WHAT NEEDS TO BE DONE:
Taking the data below, please print only the lines from the line holding "Emit a Python" to the line holding "fy = lambda py: 1 - (py - T) / ph", inclusive, with pictures omitted.

Records from a data source:
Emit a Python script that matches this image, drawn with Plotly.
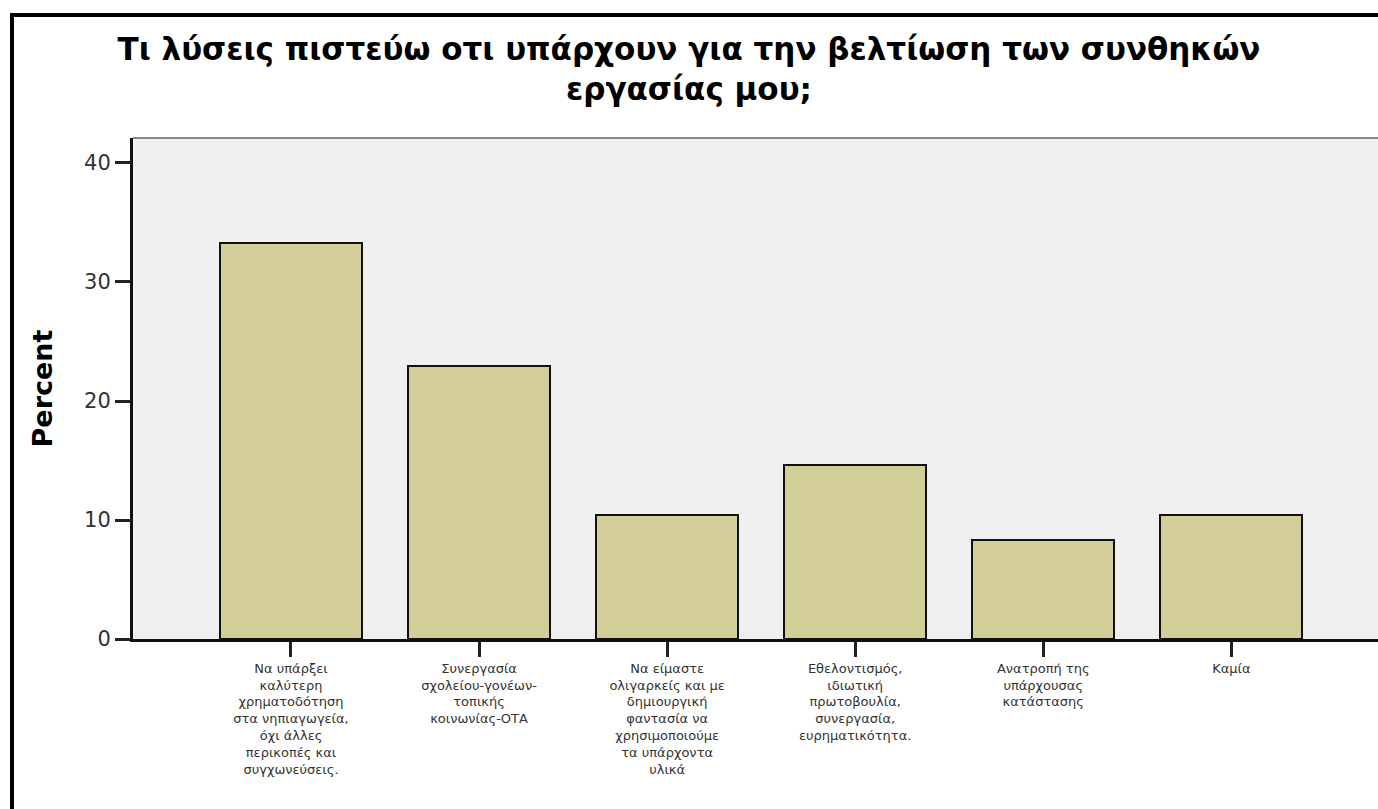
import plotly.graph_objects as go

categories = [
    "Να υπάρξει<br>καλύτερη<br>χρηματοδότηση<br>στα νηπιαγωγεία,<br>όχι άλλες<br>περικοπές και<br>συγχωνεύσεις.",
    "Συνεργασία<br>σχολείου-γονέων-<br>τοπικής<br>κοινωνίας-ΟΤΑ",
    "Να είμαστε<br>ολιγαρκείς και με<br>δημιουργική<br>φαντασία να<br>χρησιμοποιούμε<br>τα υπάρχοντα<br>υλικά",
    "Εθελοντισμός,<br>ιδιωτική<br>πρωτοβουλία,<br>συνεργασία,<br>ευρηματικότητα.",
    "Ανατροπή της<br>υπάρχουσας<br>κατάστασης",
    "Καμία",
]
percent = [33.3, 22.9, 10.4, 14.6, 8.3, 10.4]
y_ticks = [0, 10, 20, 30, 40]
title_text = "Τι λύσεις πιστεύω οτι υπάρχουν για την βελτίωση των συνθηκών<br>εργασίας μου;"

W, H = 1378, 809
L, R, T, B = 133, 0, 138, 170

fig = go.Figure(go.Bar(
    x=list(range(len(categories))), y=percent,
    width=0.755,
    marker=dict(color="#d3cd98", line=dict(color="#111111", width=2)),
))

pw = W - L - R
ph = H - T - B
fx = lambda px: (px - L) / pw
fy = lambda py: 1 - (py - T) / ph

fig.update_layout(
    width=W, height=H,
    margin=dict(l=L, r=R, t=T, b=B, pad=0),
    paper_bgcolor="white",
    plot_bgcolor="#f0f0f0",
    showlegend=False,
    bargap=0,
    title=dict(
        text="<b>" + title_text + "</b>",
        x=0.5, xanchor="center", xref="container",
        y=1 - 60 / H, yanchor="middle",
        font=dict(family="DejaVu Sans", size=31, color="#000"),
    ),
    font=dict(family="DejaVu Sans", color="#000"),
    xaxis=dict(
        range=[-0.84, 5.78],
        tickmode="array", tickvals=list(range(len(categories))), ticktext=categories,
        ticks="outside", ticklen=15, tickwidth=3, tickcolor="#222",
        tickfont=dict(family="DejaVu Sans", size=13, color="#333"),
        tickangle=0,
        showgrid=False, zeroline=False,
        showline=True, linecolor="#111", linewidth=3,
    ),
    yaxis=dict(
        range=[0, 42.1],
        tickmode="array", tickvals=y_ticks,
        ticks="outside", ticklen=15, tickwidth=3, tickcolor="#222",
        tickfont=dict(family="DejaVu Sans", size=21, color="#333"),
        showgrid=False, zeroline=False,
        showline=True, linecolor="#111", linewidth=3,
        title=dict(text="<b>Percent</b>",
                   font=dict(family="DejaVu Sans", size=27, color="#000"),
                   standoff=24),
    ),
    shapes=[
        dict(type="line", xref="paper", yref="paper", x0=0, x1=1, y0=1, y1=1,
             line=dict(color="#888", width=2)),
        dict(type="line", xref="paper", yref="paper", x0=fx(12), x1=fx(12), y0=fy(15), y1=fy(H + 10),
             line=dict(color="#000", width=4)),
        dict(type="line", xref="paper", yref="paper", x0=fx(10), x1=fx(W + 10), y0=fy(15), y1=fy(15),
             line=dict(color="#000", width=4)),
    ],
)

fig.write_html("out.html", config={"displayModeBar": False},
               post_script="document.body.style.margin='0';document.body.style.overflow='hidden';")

---

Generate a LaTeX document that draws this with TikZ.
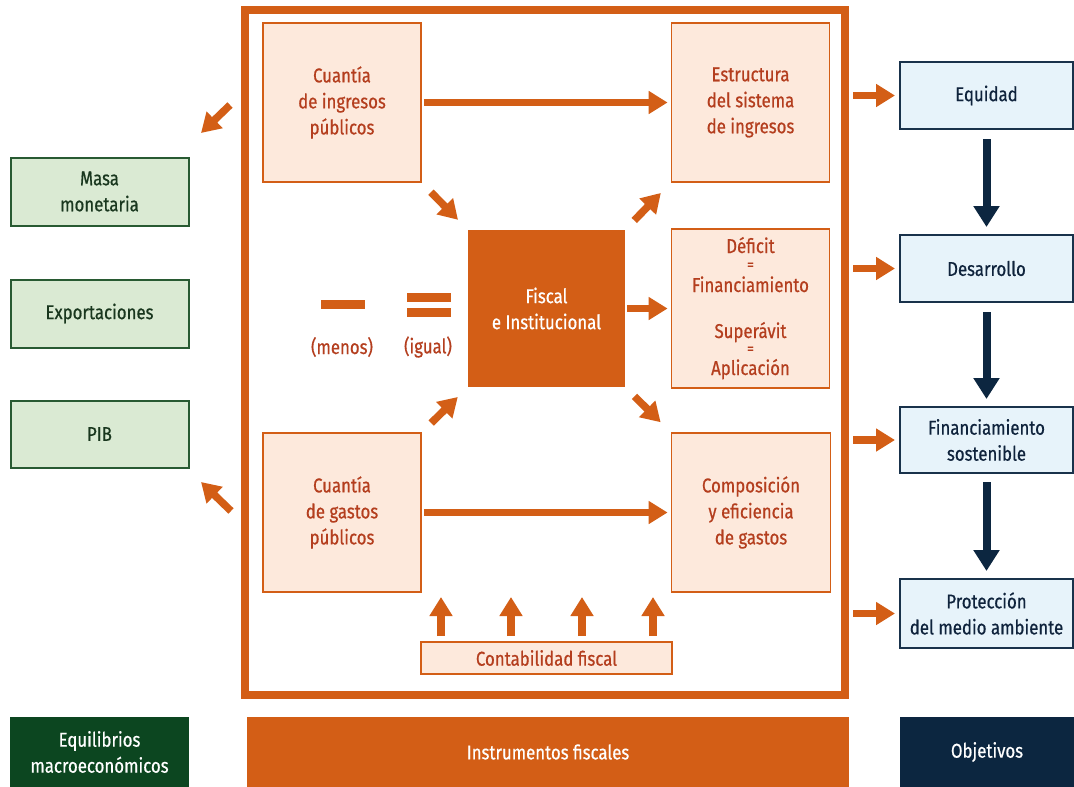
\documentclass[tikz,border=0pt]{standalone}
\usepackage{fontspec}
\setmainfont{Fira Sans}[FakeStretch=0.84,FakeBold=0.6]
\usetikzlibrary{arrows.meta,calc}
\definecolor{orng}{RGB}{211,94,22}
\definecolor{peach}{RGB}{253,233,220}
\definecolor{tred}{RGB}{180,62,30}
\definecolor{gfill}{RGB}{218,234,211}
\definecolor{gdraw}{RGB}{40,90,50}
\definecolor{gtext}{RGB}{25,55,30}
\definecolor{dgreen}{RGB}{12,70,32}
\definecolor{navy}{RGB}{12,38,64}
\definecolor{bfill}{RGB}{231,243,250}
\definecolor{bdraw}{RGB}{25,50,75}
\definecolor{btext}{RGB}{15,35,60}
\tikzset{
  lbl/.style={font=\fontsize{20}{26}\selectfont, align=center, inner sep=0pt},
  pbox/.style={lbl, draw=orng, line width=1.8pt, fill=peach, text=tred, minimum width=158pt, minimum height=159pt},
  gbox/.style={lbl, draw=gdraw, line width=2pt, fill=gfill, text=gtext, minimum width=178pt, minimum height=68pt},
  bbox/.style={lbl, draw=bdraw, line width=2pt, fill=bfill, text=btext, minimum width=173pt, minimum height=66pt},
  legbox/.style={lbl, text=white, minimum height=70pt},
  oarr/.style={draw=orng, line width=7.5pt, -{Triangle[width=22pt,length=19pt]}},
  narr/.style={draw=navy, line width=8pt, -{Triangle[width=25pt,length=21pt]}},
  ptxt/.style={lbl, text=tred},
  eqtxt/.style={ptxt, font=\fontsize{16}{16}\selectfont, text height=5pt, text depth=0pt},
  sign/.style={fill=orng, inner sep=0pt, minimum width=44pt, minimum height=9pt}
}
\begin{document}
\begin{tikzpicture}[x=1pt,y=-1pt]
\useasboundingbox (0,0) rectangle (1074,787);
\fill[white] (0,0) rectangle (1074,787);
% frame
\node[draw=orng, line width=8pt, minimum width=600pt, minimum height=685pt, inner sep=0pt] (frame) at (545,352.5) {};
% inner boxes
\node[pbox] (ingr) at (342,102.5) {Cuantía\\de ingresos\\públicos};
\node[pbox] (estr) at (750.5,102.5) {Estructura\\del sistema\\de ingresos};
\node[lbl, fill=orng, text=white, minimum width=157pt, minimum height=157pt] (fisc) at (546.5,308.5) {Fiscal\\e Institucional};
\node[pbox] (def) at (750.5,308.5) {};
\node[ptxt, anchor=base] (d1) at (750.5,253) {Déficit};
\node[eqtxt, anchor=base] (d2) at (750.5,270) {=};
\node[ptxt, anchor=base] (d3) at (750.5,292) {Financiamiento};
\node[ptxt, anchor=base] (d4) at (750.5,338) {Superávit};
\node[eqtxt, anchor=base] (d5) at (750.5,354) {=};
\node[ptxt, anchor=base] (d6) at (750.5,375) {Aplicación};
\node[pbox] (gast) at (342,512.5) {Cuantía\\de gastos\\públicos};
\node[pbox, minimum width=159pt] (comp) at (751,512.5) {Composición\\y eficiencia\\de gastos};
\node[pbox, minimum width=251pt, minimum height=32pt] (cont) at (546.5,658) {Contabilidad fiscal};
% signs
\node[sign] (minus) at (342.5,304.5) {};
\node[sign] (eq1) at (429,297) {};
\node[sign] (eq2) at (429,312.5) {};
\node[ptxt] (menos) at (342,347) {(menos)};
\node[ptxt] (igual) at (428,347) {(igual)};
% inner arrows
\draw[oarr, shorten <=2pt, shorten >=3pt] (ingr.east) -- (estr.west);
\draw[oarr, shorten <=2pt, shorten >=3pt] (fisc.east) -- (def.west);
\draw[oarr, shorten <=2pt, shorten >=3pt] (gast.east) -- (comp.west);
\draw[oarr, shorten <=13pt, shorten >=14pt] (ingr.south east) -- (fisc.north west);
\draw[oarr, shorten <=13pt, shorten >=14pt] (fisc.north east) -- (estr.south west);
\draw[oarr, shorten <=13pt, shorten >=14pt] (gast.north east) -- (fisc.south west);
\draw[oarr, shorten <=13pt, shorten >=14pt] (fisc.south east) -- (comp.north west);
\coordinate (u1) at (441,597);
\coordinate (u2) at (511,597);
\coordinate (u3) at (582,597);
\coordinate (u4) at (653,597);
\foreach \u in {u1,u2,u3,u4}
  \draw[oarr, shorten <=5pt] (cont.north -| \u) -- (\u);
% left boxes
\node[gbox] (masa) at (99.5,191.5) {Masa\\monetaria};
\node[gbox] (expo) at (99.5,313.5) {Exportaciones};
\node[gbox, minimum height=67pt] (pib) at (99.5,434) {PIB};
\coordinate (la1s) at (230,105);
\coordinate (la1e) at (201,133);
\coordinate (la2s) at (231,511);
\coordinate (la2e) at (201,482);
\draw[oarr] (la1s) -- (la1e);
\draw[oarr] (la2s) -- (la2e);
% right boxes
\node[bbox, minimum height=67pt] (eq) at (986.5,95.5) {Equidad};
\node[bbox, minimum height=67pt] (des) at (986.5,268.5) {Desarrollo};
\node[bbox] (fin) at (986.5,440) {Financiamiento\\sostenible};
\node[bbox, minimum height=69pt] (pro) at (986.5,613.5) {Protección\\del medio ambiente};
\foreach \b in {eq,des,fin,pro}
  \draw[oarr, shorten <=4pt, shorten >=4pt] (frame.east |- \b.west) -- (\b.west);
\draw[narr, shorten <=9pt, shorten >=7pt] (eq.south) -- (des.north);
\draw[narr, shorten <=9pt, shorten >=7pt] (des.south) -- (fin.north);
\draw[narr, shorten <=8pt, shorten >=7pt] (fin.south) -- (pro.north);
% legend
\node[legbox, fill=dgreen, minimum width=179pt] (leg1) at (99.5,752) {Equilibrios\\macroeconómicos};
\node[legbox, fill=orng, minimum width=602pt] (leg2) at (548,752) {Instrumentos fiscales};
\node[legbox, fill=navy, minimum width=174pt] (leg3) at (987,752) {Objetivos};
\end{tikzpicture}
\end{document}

WRITTEN RESPONSE:
Emit a Python script that matches this image, drawn with Plotly.
import plotly.graph_objects as go

categories = [
    "Να υπάρξει<br>καλύτερη<br>χρηματοδότηση<br>στα νηπιαγωγεία,<br>όχι άλλες<br>περικοπές και<br>συγχωνεύσεις.",
    "Συνεργασία<br>σχολείου-γονέων-<br>τοπικής<br>κοινωνίας-ΟΤΑ",
    "Να είμαστε<br>ολιγαρκείς και με<br>δημιουργική<br>φαντασία να<br>χρησιμοποιούμε<br>τα υπάρχοντα<br>υλικά",
    "Εθελοντισμός,<br>ιδιωτική<br>πρωτοβουλία,<br>συνεργασία,<br>ευρηματικότητα.",
    "Ανατροπή της<br>υπάρχουσας<br>κατάστασης",
    "Καμία",
]
percent = [33.3, 22.9, 10.4, 14.6, 8.3, 10.4]
y_ticks = [0, 10, 20, 30, 40]
title_text = "Τι λύσεις πιστεύω οτι υπάρχουν για την βελτίωση των συνθηκών<br>εργασίας μου;"

W, H = 1378, 809
L, R, T, B = 133, 0, 138, 170

fig = go.Figure(go.Bar(
    x=list(range(len(categories))), y=percent,
    width=0.755,
    marker=dict(color="#d3cd98", line=dict(color="#111111", width=2)),
))

pw = W - L - R
ph = H - T - B
fx = lambda px: (px - L) / pw
fy = lambda py: 1 - (py - T) / ph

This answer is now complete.